Thermal stability of electrode stacks for application in oxide film devices

摘要

Different bottom electrode stacks have been successfully produced by (r.f.) magnetron (reactive) sputtering and UHV electron beam evaporation, respectively. The effects of post-annealing in oxygen ambient on the microstructure, surface morphology, surface roughness, and resistivity of the stacks were investigated. It was found that zirconia (ZrO2), titanium oxide (TiO2) and silica (SiO2) interlayers were stable and remained well defined after high temperature annealing. Pt/TiO2/ZrO2/Si and Pt/TiO2/SiO2/Si bottom electrode stacks have smooth and continuous surface morphology after annealing at 800 °C for 30 min. These thermally stable bottom electrode stacks have lower resistivity than other stacks which is desirable for improving ferroelectric thin film electric properties. Because the Ti and Si3N4 interlayers are not thermally stable, the Pt/Ti/SiO2/Si and Pt/TiO2/Si3N4/SiO2/Si bottom electrode stacks became porous after annealing at 800 °C for 30 min.
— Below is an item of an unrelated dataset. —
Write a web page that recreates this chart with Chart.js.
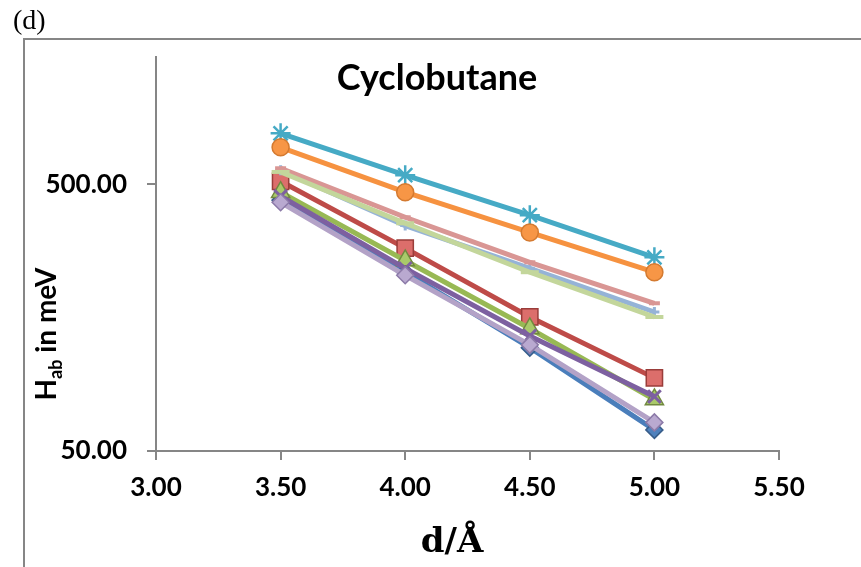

Because Ti diffusion through Pt can enhance the Pt grain growth, the Pt/Ti/SiO2/Si stack has the largest grain size compared with other stacks after being subjected to the same annealing temperature. In the Pt/TiO2/Si stack, the surface morphologies change significantly with different annealing temperature, which indicates that using SiO2 as a barrier layer is essential and this layer cannot be replaced by TiO2.